My Achilles heel strikes again – issues with the time line. So many threads running through this new book and I’ve gone back to lay them out properly in a plan. This, of course, I should have done (and meant to do) right at the very start. Well, it’s fairly well sorted now and suddenly I can see my way through to – the ending I always had in mind.
Onwards, through the Levels and hoping to arrive safely on the other side.
It’s the middle of February, unseasonally warm up here and I find myself back at my computer after I’ve already finished my words for the day, after all my research is done and printed, waiting for tomorrow – here I am. Suddenly the story grabs me and I can’t leave it. Not tonight, not just here – I have to say these things, get the exact words echoing around my skull out before they drift off, fade into the distance. Thank goodness for the dogs. The first time this happened I was rushing, frantic to complete a submission for the MA at Teesside and I got up from my desk at 10.30pm, walked the dogs and then kept typing until 3am. They lay on the couch, muttering a bit but finally fell asleep. It was only the next morning I realised I’d forgotten to feed them. Still feel guilty….
SOTD for obsessives – Einaudi, “Nightbook”
The Carnival (always with a capital letter in Somerset) and squibbing are both major events in the town of Bridgwater and really do have to be seen to be believed. Anyone curious about squibbing might like to watch this video:
for a taste of what it is like. The noise of the crowd and the heat and smoke add to the atmosphere. I have been in the crowd many years ago and it is a terrifying and exhilarating experience.
Poor old Alex is having a bit of a hard time…. Strange goings-on out on the Levels are unsettling her friends and clients and seem connected to new problems amongst the young men “with their hard eyes and crude letters tattooed on their knuckles, their suspicions and the scorn with which they treated this, their last chance”. And as if that wasn’t bad enough, her family are pestering her to do something about their mother who is suddenly acting very oddly indeed.
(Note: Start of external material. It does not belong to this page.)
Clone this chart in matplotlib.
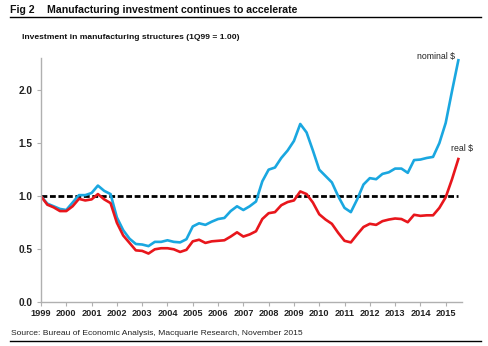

The sequel to “Death of the Elver Man” is progressing nicely. Provisionally titled “The Drowners“, it takes up the story six weeks after the ending of “Death of the Elver Man”. Once more set in the unique landscape of the Somerset Levels and surrounding area, it features many familiar characters and a few new ones as Alex Hastings tries to unravel a new mystery whilst struggling to keep her head above water at work.